Ancora Venezia, ancora Napoli, ancora la Camorra come protagonista verace del cinema italiano. Mario Martone, acclamato l’anno scorso per la sua Capri Revolution ma noto anche per la sua bravura in tante altre pellicole come Il giovane favoloso, torna con la ripresa de “Il Sindaco del rione Sanità”, una pièce teatrale di Eduardo De Filippo, in cui lo stesso a suo tempo, interpretava Antonio Barracano, il protagonista, boss camorrista ripulito che regola i conti nella Napoli “degli ignoranti”. A prendere il suo posto, sicuramente con non poche aspettative è Francesco Di Leva, decisamente più aitante rispetto al De Filippo in teatro, molto diverso nella sua interpretazione che non per questo è da sottovalutare.
Antonio Barracano è il sindaco degli inascoltati, il giudice dei deboli. Dopo essersi “redento” da un passato di brutte azioni e un processo, decide di arrivare la dove lo Stato non arriva, regolando i conti più infimi tra uomini semplici, che vanno da lui e, in cambio di eterno riconoscimento si vedono estinguere debiti, stringere la mano al rivale e ricevere giustizia. Tutto passa sotto la giurisdizione di Barracano, che sembra quasi un padre che rimprovera i suoi figli dandogli una lezione ogni qual volta loro non ascoltano. Nata per essere rappresentata sul palcoscenico, questa storia mantiene le peculiarità dell’opera teatrale, a volte in maniera più scenica di altre.
Movimenti quasi coreografati, espressioni enfatizzate e plastiche danno un qualcosa di unico ed interessante a questo film che esce nelle sale per pochi giorni, giusto il tempo di essere apprezzato da una ristretta cerchia di persone.
Di Leva, dal canto suo è molto bravo in questa impresa alla Gomorra, fatta di napoletano stretto e sottotitoli, ma anche intensità e sentimento. Diversa sicuramente la sua interpretazione, da quella del suo antenato e maestro del teatro italiano.

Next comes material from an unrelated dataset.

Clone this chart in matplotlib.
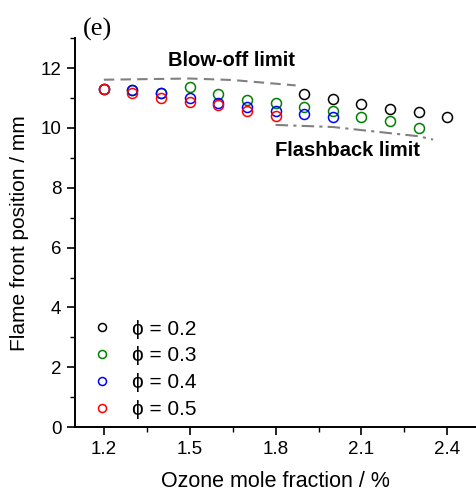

De Filippo aveva 70 anni quando scrisse ed interpretò quest’opera, Di Leva ne ha 40, proprio come la sua versione di Tonino Barracano, attraverso il quale trasporta la Napoli raccontata nella pièce originale ai giorni nostri.
“Nella Napoli di oggi i boss muoiono tutti in giovane età e se non muoiono sono condannati al 41bis, che è praticamente la stessa cosa”, spiega l’attore protagonista. Così vediamo questo guappo stanco, che si rifugia nella sua casa sul Vesuvio ma non viene risparmiato dall’affanno per lo stare dietro alle richieste della povera gente che “non ha santi in paradiso” che li possa aiutare. Se all’inizio del film ci sembra un po’ di rivivere il cinema napoletano contemporaneo (quello di Stefano Sollima per intenderci), il finale è spiccatamente teatrale: c’è l’interpretazione corale dei personaggi, ognuno con un suo preciso ruolo e il finale “a sorpresa” che fa chiudere il sipario sull’opera. L’antagonista, il panettiere, è precisamente delineato per essere esattamente, ma solo in apparenza, agli antipodi rispetto a Barracano. L’intento era quello di raccontare le due facce della città: chi vive nell’illegalità e chi invece, a suo dire, rispetta la legge solo fino a che non viene messo alle strette. Interessante messa su schermo di un’opera tarda del maestro Eduardo De Filippo che, con qualche modernizzazione qua e là, si spera possa arrivare fino ai più giovani.